:: What to work on ::
Exactly as written, write out the lines below from the first to the one containing "from bokeh.resources import INLINE", inclusive. Pictures do not belong in the copy.

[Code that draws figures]
################
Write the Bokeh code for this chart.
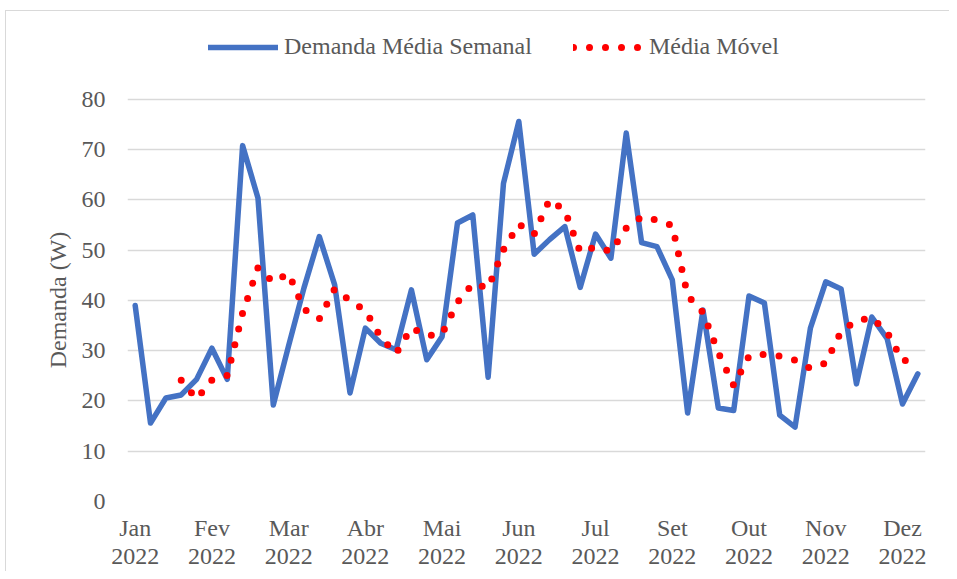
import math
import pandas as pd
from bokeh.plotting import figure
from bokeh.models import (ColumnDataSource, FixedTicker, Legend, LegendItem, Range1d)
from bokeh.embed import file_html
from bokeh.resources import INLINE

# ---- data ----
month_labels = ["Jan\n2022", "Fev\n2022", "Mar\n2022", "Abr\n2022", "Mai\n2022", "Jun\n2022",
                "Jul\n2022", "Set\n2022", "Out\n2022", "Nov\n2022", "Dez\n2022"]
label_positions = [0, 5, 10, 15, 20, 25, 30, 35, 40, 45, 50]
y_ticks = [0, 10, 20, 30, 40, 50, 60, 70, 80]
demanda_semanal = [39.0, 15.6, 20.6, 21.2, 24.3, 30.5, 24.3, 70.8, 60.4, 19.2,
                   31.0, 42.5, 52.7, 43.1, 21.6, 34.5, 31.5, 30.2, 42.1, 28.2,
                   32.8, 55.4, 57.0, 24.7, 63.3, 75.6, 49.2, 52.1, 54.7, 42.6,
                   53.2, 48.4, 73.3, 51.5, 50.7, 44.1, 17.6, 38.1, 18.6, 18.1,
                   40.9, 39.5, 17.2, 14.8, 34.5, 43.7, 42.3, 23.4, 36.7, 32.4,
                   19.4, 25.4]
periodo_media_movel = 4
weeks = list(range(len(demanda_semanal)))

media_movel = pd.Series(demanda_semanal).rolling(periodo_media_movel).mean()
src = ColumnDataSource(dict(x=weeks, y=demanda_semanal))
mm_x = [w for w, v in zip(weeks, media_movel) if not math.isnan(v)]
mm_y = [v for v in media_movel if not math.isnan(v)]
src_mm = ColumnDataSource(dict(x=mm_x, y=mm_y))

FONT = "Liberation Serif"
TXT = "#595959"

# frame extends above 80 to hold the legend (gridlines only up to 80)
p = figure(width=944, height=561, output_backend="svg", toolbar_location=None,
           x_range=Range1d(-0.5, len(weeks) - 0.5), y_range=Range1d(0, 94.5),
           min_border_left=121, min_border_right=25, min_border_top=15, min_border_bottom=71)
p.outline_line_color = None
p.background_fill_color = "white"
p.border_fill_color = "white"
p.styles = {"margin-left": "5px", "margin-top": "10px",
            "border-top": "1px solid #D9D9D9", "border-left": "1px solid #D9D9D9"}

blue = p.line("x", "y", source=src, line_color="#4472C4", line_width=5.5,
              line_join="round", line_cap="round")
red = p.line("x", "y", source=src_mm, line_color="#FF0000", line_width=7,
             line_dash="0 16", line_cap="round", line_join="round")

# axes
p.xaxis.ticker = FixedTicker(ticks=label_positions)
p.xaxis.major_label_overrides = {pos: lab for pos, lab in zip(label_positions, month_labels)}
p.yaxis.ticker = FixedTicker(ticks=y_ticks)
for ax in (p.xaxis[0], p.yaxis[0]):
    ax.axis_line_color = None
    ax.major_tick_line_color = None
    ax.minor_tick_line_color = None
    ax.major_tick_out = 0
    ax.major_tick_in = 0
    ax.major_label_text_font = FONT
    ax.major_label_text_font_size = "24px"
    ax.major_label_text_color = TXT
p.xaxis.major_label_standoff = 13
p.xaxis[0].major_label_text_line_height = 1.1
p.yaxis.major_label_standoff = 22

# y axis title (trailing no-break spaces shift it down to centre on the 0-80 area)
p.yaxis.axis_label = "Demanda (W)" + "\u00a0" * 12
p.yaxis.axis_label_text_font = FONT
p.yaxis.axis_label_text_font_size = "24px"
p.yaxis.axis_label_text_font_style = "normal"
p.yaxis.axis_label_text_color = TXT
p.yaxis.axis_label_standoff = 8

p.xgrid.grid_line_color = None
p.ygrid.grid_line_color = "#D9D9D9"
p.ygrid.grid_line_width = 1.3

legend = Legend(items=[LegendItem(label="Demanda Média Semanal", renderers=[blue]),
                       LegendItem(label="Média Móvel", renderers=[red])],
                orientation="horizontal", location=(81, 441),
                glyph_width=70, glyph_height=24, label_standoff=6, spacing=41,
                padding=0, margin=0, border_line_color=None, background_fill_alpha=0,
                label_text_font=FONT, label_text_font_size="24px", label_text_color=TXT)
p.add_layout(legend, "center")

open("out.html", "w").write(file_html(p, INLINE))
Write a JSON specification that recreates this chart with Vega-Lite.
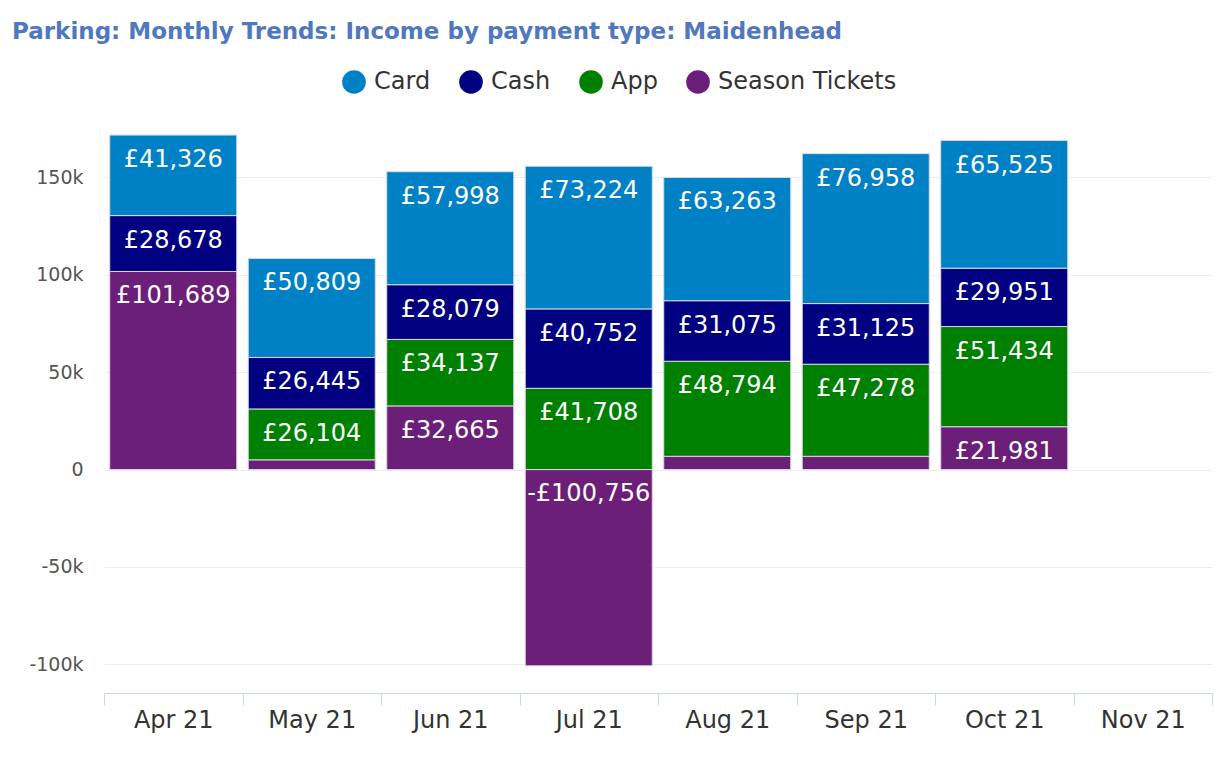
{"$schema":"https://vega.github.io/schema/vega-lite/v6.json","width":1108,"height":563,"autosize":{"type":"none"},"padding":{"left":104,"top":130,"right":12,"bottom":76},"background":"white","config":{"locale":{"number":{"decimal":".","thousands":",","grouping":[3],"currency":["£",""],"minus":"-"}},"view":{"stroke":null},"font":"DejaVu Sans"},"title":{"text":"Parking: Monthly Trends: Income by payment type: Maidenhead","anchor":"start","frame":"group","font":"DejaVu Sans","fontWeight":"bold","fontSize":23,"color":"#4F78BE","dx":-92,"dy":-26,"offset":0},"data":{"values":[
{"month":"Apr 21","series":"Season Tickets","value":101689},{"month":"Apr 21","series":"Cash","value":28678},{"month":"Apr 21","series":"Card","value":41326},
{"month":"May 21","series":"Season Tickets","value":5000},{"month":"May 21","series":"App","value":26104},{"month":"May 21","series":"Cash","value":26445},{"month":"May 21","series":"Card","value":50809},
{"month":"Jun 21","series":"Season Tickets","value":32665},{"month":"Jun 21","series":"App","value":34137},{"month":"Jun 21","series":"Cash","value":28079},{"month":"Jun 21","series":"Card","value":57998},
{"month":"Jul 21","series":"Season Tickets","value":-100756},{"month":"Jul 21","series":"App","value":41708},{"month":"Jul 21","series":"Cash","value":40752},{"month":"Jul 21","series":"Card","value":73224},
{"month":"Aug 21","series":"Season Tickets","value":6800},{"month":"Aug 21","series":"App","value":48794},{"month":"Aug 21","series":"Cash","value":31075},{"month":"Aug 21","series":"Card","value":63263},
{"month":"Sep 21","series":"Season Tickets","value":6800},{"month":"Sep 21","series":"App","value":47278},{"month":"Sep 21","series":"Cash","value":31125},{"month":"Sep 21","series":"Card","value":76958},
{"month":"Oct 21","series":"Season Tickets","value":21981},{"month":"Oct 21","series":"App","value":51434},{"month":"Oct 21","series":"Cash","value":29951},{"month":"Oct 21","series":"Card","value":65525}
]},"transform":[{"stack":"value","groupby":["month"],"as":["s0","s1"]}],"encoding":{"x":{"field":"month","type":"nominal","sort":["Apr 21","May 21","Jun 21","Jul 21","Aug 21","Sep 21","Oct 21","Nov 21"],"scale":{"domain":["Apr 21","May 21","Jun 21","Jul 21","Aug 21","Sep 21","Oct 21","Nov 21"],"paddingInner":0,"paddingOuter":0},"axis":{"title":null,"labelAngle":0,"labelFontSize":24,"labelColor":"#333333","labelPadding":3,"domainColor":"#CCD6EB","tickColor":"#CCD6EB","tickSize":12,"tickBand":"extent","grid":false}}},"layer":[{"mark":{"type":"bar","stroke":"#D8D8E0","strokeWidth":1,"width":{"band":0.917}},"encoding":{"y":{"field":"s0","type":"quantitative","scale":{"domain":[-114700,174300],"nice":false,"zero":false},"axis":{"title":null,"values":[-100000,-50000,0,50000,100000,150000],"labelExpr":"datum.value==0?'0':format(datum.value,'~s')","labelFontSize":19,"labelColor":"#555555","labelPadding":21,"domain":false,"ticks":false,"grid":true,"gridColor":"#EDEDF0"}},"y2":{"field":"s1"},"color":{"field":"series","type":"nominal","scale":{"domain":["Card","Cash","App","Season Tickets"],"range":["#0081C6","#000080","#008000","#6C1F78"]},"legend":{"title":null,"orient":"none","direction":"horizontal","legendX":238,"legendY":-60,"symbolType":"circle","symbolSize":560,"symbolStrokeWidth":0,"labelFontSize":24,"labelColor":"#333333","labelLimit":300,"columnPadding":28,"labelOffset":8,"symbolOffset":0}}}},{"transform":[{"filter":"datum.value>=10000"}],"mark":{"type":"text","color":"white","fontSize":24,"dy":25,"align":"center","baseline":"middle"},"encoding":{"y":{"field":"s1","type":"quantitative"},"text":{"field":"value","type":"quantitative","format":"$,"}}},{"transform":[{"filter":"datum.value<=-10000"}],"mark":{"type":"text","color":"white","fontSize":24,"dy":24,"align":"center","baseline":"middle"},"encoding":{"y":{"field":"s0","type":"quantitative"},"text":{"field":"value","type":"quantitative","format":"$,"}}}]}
################
:: The output ::
Write the Bokeh code for this chart.
import math
import pandas as pd
from bokeh.plotting import figure
from bokeh.models import (ColumnDataSource, FixedTicker, Legend, LegendItem, Range1d)
from bokeh.embed import file_html
from bokeh.resources import INLINE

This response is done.